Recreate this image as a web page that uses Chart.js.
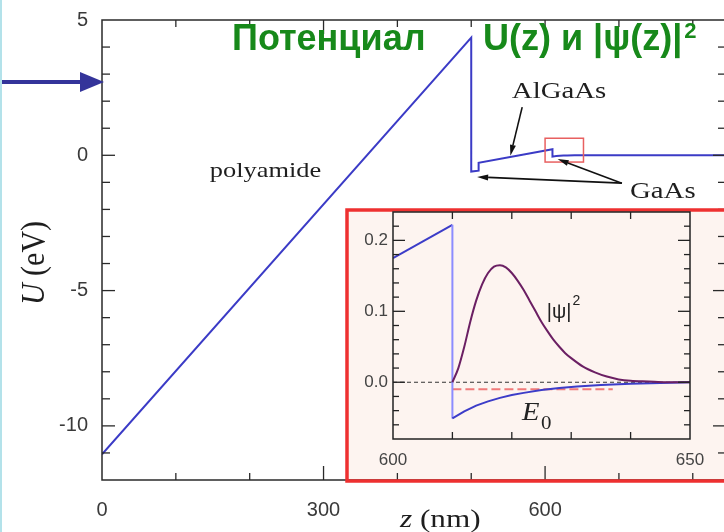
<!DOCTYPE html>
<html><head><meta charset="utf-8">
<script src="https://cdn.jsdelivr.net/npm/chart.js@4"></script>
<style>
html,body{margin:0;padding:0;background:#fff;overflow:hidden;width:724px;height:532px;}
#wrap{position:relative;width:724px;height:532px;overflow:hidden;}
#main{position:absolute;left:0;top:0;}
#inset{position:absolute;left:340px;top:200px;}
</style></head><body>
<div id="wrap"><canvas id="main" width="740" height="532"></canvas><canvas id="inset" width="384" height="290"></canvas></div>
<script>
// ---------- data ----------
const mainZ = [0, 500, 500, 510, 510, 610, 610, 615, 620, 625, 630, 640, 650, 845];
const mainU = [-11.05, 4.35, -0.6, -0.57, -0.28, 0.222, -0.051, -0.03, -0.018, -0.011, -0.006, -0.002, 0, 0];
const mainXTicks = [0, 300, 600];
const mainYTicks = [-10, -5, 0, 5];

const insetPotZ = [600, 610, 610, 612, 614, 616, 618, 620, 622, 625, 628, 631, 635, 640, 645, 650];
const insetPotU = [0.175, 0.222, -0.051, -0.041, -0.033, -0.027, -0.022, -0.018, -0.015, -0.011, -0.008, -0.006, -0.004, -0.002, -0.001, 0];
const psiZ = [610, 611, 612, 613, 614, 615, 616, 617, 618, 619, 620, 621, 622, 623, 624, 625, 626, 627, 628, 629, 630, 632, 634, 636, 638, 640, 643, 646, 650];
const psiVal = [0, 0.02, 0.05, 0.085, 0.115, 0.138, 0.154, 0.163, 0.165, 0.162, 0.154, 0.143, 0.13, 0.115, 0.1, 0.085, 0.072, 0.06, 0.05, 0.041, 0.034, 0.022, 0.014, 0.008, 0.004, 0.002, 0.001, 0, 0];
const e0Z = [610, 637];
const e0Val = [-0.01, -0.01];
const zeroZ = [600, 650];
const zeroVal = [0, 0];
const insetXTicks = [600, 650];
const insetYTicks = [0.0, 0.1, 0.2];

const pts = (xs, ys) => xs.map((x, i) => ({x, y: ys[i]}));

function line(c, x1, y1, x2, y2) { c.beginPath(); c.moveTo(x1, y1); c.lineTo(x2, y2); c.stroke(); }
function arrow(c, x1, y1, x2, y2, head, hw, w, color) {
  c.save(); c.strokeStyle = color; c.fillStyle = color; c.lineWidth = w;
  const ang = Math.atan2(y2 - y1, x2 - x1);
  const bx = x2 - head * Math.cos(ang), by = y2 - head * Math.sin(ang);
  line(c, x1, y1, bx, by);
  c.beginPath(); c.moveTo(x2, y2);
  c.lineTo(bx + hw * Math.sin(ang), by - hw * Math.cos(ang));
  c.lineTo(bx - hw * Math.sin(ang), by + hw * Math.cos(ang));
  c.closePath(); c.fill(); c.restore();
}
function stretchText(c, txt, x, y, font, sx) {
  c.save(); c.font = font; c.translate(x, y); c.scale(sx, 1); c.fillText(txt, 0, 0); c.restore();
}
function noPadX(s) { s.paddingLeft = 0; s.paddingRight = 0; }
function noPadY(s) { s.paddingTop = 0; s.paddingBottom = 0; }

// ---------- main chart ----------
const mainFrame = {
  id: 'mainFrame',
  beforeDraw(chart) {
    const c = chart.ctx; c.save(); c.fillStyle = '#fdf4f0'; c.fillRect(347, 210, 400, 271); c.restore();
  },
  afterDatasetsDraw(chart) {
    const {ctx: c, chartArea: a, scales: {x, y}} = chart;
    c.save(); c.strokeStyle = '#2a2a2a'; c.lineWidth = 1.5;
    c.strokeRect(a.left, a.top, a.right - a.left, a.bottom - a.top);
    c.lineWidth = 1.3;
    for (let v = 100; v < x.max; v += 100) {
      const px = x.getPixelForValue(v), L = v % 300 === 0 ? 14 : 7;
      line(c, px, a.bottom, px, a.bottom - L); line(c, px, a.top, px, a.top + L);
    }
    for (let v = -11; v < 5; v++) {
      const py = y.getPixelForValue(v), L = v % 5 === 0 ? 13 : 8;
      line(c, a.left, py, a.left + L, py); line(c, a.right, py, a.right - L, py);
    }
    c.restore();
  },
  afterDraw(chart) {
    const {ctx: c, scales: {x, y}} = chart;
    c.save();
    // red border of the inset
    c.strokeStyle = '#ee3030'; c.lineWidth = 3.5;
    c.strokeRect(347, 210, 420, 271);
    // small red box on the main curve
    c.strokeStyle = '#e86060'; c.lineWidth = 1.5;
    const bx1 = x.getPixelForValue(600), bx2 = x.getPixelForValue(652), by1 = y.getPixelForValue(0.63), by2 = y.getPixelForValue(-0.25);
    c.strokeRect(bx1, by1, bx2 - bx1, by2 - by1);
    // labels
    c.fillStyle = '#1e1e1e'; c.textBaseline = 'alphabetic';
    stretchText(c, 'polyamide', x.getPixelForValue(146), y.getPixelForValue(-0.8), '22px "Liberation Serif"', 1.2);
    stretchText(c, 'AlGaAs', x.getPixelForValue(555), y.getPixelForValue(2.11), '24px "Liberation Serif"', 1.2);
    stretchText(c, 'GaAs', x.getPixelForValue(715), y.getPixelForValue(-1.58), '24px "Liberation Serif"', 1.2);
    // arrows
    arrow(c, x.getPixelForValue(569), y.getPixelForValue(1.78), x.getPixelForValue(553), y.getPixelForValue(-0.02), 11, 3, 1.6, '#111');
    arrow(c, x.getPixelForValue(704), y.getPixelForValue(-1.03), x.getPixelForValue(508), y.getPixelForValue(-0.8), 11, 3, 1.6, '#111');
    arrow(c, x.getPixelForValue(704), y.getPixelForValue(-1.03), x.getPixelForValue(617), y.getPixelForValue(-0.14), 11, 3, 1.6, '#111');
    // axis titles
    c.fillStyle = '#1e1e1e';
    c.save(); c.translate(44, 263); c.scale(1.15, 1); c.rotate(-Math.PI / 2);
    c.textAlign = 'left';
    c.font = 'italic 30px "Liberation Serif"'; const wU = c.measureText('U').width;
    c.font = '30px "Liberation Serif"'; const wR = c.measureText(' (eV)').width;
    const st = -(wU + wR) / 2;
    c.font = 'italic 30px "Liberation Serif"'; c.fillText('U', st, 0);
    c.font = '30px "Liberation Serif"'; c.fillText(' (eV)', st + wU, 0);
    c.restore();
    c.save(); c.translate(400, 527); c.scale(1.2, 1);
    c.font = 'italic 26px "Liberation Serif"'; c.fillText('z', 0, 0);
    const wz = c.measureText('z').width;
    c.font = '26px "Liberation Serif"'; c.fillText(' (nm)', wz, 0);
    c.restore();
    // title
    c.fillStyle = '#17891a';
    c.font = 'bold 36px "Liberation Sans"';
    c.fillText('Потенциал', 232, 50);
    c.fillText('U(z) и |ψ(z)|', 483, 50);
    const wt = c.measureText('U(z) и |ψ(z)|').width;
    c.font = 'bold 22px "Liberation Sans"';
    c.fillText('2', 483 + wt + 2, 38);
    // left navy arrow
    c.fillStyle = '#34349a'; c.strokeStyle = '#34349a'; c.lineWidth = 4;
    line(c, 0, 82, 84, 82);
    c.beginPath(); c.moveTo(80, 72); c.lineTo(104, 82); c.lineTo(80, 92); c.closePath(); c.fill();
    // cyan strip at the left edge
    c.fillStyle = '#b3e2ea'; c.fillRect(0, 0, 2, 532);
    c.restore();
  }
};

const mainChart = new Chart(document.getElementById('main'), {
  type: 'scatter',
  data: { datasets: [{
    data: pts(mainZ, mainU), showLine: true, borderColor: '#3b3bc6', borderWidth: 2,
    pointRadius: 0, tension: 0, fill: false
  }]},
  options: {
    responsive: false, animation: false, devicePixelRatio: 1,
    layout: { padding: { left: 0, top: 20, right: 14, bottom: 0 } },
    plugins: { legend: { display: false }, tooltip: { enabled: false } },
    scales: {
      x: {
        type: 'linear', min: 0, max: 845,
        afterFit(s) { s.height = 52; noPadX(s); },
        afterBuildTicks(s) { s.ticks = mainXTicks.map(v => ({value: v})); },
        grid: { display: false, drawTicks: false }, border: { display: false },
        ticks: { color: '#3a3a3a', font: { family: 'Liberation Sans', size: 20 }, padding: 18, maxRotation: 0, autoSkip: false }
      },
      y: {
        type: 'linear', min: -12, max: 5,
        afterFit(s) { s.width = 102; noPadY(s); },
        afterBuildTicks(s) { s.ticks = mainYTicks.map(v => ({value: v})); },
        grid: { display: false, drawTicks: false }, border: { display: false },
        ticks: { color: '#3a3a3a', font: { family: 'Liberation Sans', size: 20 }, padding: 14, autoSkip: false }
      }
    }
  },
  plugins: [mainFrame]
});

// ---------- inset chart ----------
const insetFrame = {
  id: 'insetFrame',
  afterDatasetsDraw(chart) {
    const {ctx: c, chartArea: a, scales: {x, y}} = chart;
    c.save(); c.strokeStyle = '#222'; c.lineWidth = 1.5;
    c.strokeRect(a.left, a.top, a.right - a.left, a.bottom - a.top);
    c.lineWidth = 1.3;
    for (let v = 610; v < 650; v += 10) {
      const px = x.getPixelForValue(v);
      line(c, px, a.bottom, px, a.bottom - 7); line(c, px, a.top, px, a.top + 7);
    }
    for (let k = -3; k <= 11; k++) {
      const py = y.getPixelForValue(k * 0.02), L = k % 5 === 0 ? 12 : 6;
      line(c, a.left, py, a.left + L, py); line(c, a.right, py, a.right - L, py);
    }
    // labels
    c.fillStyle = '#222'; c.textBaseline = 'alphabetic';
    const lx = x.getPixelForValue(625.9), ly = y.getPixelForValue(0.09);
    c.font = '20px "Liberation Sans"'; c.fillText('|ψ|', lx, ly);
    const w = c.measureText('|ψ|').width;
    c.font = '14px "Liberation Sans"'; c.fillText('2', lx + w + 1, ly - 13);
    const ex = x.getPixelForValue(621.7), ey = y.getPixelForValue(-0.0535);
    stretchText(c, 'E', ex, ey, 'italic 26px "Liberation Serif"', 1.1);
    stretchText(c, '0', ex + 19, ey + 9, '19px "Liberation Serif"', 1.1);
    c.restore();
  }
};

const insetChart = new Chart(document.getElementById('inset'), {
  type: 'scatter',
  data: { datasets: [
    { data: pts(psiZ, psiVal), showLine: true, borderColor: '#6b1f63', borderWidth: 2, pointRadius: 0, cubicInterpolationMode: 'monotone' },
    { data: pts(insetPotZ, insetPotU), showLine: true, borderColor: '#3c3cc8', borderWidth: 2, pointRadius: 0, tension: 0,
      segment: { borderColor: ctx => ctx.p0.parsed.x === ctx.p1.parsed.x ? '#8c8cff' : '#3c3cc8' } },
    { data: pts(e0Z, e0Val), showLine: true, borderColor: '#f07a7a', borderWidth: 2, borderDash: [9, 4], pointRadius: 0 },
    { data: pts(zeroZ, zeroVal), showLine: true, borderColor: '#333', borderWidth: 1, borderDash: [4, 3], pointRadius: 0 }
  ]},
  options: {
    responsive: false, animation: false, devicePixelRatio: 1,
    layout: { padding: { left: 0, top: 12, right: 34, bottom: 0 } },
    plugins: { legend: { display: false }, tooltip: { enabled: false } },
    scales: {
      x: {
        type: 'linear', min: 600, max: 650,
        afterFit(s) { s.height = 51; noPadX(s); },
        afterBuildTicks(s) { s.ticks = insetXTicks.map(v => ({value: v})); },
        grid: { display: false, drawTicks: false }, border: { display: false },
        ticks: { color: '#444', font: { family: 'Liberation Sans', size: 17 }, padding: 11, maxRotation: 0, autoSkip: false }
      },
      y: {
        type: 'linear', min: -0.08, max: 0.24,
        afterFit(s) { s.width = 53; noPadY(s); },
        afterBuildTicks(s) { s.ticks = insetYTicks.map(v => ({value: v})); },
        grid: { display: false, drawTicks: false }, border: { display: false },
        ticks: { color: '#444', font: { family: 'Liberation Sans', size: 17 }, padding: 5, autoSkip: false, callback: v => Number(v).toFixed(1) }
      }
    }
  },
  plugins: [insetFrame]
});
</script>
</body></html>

####################

EXERCISE DETAILS: Set the lines above down again, word for word, from the first through the one containing "const pts = (xs, ys)"; pictures excluded.

WRITTEN RESPONSE:
Recreate this image as a web page that uses Chart.js.
<!DOCTYPE html>
<html><head><meta charset="utf-8">
<script src="https://cdn.jsdelivr.net/npm/chart.js@4"></script>
<style>
html,body{margin:0;padding:0;background:#fff;overflow:hidden;width:724px;height:532px;}
#wrap{position:relative;width:724px;height:532px;overflow:hidden;}
#main{position:absolute;left:0;top:0;}
#inset{position:absolute;left:340px;top:200px;}
</style></head><body>
<div id="wrap"><canvas id="main" width="740" height="532"></canvas><canvas id="inset" width="384" height="290"></canvas></div>
<script>
// ---------- data ----------
const mainZ = [0, 500, 500, 510, 510, 610, 610, 615, 620, 625, 630, 640, 650, 845];
const mainU = [-11.05, 4.35, -0.6, -0.57, -0.28, 0.222, -0.051, -0.03, -0.018, -0.011, -0.006, -0.002, 0, 0];
const mainXTicks = [0, 300, 600];
const mainYTicks = [-10, -5, 0, 5];

const insetPotZ = [600, 610, 610, 612, 614, 616, 618, 620, 622, 625, 628, 631, 635, 640, 645, 650];
const insetPotU = [0.175, 0.222, -0.051, -0.041, -0.033, -0.027, -0.022, -0.018, -0.015, -0.011, -0.008, -0.006, -0.004, -0.002, -0.001, 0];
const psiZ = [610, 611, 612, 613, 614, 615, 616, 617, 618, 619, 620, 621, 622, 623, 624, 625, 626, 627, 628, 629, 630, 632, 634, 636, 638, 640, 643, 646, 650];
const psiVal = [0, 0.02, 0.05, 0.085, 0.115, 0.138, 0.154, 0.163, 0.165, 0.162, 0.154, 0.143, 0.13, 0.115, 0.1, 0.085, 0.072, 0.06, 0.05, 0.041, 0.034, 0.022, 0.014, 0.008, 0.004, 0.002, 0.001, 0, 0];
const e0Z = [610, 637];
const e0Val = [-0.01, -0.01];
const zeroZ = [600, 650];
const zeroVal = [0, 0];
const insetXTicks = [600, 650];
const insetYTicks = [0.0, 0.1, 0.2];

const pts = (xs, ys) => xs.map((x, i) => ({x, y: ys[i]}));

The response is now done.